On Mon, Jun 17, 2024 at 05:55:04PM +0530, Bharath Rupireddy wrote:
> Here are my thoughts on when to do the XID age invalidation. In all
> the patches sent so far, the XID age invalidation happens in two
> places - one during the slot acquisition, and another during the
> checkpoint. As the suggestion is to do it during the vacuum (manual
> and auto), so that even if the checkpoint isn't happening in the
> database for whatever reasons, a vacuum command or autovacuum can
> invalidate the slots whose XID is aged.
+1. IMHO this is a principled choice. The similar max_slot_wal_keep_size
parameter is considered where it arguably matters most: when we are trying
to remove/recycle WAL segments. Since this parameter is intended to
prevent the server from running out of space, it makes sense that we'd
apply it at the point where we are trying to free up space.
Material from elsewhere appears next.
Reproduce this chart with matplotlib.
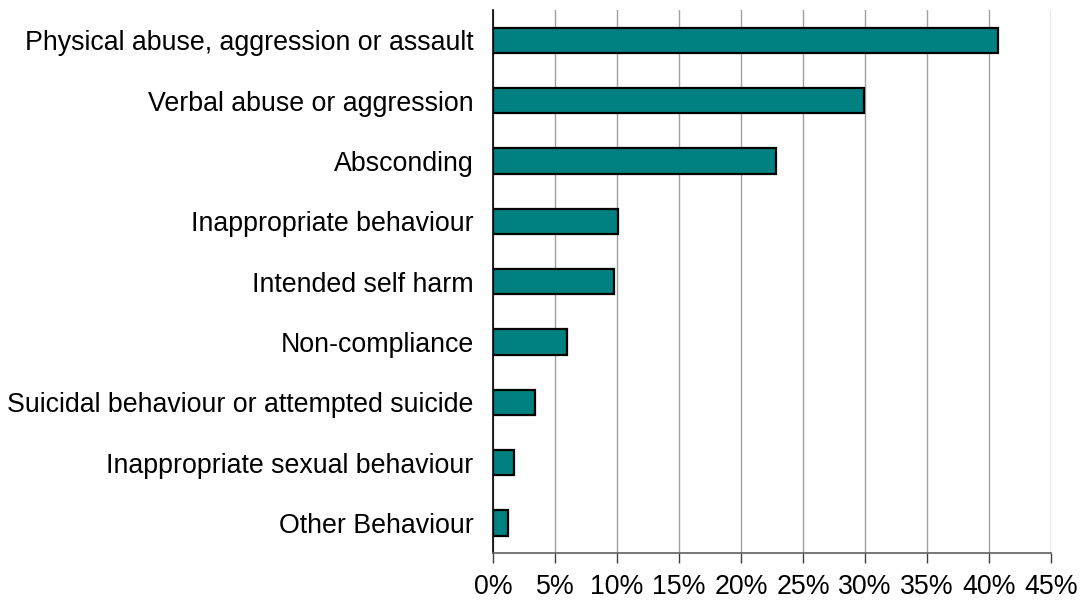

The proposed
max_slot_xid_age parameter is intended to prevent the server from running
out of transaction IDs, so it follows that we'd apply it at the point where
we reclaim them, which happens to be vacuum.
> An idea is to check for XID age based invalidation for all the slots
> in ComputeXidHorizons() before it reads replication_slot_xmin and
> replication_slot_catalog_xmin, and obviously before the proc array
> lock is acquired. A potential problem with this approach is that the
> invalidation check can become too aggressive as XID horizons are
> computed from many places.
>
> Another idea is to check for XID age based invalidation for all the
> slots in higher levels than ComputeXidHorizons(), for example in
> vacuum() which is an entry point for both vacuum command and
> autovacuum. This approach seems similar to vacuum_failsafe_age GUC
> which checks each relation for the failsafe age before vacuum gets
> triggered on it.
I don't presently have any strong opinion on where this logic should go,
but in general, I think we should only invalidate slots if invalidating
them would allow us to advance the vacuum cutoff. If the cutoff is held
back by something else, I don't see a point in invalidating slots because
we'll just be breaking replication in return for no additional reclaimed
transaction IDs.
--
nathan